We have an EMR Studio that has an S3 default bucket set, i.e. s3://OurBucketName/Subdirectory/work
, and within which we've created a Workspace that is attached to an EC2 cluster running emr-6.10.0
with the following apps installed:
- Hadoop 3.3.3
- Hive 3.1.3
- Hue 4.10.0
- JupyterEnterpriseGateway 2.6.0
- JupyterHub 1.5.0
- MXNet 1.9.1
- Pig 0.17.0
- Presto 0.278
- Spark 3.3.1
- TensorFlow 2.11.0
- Zeppelin 0.10.1
We can view, read, and write files from within the (bash) Terminal in our Workspace, which appears to contain a copy of everything inside the s3://OurBucketName/Subdirectory/work
S3 bucket at the /home/notebook/work
location. That said, we cannot read or write files from within any of the consoles or notebooks.
We have tried a number of filepaths, including relative (~/data/filename.csv
), absolute (/home/notebook/work/ProjectName/data/filename.csv
), S3 (s3://OurBucketName/Subdirectory/work/ProjectName/data/filename.csv
), EMR Shareable Link (https://<NotebookID>.emrnotebooks-prod.us-east-1.amazonaws.com/<NotebookID>/doc/tree/ProjectName/data/filename.csv
), and EMR Download Link (https://<NotebookID>.emrnotebooks-prod.us-east-1.amazonaws.com/<NotebookID>/doc/tree/ProjectName/data/filename.csv?_xsrf=<base64>
).
The target file definitely exists, can be seen in the file browser on the lefthand side, and can be opened/read/modified from within the Terminal or by any scripts executed by it.
Running the following
offices <- read.csv("~/data/filename.csv", header = TRUE, sep = ",", quote = "\"",dec = ".")
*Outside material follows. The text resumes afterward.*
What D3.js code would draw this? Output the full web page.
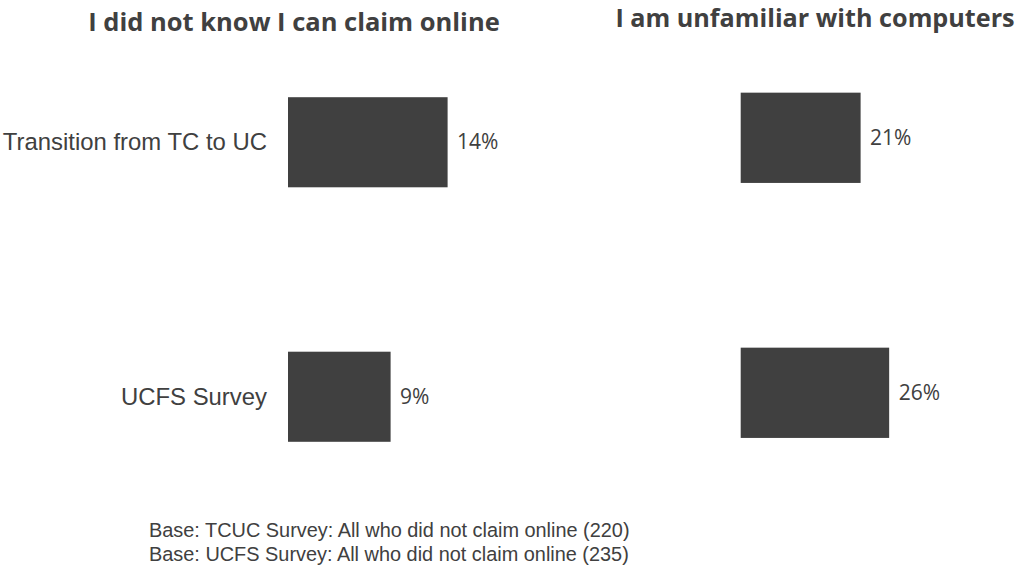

from SparkR notebook located at /home/notebook/work/ProjectName/NotebookInSparkR.ipynb returns
[1] "Error in file(file, \"rt\"): cannot open the connection\n----LIVY_END_OF_ERROR----" Warning message: In file(file, "rt") : cannot open file '~/data/filename.csv': No such file or directory
,
and running the following
offices <- read.csv("/home/notebook/work/ProjectName/data/filename.csv", header = TRUE, sep = ",", quote = "\"",dec = ".")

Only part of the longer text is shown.